* [WRITTEN TASK] Check each line of the data for "script" and select those that have it.

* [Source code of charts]
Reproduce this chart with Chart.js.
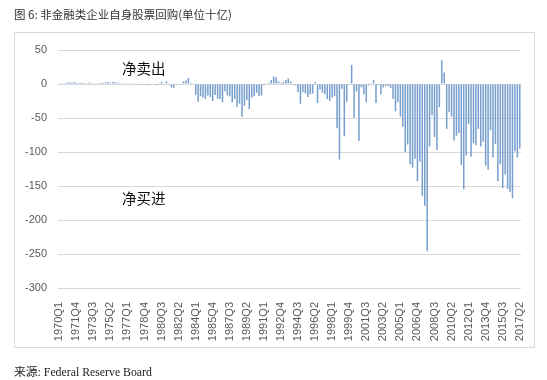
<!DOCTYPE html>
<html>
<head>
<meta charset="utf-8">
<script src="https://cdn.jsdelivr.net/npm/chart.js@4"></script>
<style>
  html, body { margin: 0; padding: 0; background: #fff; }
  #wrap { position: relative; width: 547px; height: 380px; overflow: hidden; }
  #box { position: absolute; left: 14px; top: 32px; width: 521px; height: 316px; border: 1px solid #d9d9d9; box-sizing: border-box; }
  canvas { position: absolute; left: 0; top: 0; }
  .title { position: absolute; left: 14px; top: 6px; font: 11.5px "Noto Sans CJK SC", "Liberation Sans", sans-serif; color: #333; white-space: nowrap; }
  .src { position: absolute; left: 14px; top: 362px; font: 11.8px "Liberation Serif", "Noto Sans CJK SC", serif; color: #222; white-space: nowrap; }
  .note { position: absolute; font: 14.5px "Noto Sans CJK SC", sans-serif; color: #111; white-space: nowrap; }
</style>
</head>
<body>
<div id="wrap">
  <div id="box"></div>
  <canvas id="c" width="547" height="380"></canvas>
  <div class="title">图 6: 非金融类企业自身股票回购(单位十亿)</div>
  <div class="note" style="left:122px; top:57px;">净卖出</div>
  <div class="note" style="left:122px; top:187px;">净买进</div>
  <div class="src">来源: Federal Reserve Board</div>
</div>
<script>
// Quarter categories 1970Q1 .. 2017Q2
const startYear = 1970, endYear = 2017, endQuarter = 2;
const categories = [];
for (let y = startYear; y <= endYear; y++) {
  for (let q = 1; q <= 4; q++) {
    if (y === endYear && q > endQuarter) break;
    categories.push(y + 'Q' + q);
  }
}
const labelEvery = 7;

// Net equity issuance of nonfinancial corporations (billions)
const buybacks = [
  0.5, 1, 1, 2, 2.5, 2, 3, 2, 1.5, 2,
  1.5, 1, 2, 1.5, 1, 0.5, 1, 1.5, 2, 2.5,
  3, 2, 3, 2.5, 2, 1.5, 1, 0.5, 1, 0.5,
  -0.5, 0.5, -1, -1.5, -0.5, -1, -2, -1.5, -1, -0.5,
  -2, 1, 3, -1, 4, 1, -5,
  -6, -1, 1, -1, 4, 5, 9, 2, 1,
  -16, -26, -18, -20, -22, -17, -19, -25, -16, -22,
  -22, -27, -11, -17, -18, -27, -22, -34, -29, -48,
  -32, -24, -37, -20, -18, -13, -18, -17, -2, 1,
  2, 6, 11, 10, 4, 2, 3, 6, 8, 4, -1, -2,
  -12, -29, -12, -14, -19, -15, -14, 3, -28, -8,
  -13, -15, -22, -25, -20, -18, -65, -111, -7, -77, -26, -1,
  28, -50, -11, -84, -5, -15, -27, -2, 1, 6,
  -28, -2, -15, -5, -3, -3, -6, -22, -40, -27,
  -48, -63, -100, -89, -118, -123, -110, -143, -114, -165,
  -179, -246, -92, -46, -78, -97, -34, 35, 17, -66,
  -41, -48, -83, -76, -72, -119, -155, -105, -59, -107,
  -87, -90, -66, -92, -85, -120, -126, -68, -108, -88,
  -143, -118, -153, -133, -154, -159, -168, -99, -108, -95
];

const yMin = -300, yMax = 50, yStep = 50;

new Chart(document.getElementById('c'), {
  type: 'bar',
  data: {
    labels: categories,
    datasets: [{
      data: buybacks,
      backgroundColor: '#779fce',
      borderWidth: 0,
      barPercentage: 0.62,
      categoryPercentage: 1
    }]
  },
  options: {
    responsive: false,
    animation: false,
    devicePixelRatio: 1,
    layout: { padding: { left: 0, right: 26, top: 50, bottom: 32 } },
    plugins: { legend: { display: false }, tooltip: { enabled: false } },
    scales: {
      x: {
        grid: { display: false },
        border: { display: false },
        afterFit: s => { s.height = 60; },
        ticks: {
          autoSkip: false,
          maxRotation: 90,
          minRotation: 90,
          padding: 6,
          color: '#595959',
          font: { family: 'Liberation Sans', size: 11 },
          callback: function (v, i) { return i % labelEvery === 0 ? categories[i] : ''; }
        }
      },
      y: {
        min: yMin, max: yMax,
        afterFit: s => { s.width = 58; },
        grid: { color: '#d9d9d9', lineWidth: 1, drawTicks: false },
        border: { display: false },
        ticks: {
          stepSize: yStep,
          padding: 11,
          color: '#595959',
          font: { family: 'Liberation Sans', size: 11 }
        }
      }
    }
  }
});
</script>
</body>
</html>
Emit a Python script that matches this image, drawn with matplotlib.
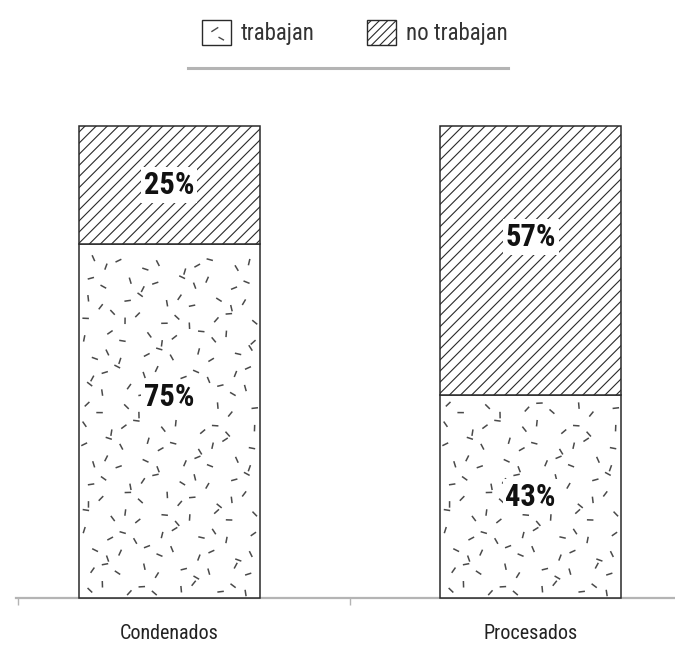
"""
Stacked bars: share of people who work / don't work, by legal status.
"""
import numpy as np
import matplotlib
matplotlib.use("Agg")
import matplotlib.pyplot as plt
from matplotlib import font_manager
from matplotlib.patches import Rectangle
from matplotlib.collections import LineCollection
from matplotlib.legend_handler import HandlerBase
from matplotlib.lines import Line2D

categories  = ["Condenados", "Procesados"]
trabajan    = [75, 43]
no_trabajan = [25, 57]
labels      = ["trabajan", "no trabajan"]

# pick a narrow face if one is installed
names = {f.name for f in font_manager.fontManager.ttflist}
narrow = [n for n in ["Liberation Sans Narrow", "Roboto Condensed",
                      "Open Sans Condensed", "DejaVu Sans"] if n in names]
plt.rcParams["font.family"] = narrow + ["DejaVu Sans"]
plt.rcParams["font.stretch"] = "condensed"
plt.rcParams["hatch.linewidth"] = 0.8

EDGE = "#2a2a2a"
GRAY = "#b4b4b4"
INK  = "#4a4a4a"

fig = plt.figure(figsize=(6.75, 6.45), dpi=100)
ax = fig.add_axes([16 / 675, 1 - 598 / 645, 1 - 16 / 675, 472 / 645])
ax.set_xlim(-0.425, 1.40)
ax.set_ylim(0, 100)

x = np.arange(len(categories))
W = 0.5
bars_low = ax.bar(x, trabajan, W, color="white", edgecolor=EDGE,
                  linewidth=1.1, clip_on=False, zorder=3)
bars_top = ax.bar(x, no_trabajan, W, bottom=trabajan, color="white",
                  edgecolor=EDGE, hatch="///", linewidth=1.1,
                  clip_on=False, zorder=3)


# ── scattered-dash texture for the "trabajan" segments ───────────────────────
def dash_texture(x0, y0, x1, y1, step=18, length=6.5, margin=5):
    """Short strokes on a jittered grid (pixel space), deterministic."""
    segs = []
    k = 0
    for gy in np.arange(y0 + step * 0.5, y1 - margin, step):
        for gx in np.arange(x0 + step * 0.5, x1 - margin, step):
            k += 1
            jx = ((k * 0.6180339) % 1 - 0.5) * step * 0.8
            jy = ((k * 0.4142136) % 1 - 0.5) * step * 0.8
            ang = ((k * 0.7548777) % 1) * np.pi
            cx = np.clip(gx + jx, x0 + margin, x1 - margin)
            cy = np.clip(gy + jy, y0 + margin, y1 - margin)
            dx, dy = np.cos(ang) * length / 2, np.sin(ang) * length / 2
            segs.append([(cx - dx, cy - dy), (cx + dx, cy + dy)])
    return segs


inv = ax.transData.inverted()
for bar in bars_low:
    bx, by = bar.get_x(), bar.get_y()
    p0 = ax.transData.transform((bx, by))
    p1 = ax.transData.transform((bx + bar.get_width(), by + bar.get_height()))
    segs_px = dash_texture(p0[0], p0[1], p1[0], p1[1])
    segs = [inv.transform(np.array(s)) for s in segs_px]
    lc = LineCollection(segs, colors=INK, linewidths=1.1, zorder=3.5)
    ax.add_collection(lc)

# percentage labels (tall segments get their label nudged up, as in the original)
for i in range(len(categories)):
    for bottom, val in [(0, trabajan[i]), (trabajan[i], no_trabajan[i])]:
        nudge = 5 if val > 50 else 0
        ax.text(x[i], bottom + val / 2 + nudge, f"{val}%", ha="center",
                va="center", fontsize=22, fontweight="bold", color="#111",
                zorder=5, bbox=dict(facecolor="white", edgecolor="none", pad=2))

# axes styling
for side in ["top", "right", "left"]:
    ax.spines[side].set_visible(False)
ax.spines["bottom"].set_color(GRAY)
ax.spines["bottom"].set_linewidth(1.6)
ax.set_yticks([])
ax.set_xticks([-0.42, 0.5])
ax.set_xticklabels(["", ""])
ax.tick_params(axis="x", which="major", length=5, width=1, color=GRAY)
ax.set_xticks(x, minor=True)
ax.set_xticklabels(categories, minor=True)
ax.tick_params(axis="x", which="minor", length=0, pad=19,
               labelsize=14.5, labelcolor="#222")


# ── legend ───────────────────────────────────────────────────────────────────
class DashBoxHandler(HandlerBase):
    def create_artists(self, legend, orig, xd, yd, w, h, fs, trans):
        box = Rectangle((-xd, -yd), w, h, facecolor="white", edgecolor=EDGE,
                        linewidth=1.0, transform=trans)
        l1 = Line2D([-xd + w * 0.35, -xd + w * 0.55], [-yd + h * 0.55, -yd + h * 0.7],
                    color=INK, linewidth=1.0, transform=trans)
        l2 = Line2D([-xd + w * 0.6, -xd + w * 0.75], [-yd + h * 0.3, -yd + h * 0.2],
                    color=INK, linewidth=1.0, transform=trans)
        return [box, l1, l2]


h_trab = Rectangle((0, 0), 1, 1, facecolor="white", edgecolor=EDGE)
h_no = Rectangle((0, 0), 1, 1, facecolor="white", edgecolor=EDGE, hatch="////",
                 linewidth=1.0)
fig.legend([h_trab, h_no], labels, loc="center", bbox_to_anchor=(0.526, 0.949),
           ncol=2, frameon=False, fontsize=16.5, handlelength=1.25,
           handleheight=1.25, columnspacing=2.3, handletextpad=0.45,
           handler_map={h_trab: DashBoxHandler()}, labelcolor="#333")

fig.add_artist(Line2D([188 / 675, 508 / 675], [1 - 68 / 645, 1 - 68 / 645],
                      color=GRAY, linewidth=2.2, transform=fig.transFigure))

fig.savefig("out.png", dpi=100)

* [EXERCISE RESULT]
<script src="https://cdn.jsdelivr.net/npm/chart.js@4"></script>
<script>
</script>
Emit a Python script that matches this image, drawn with matplotlib.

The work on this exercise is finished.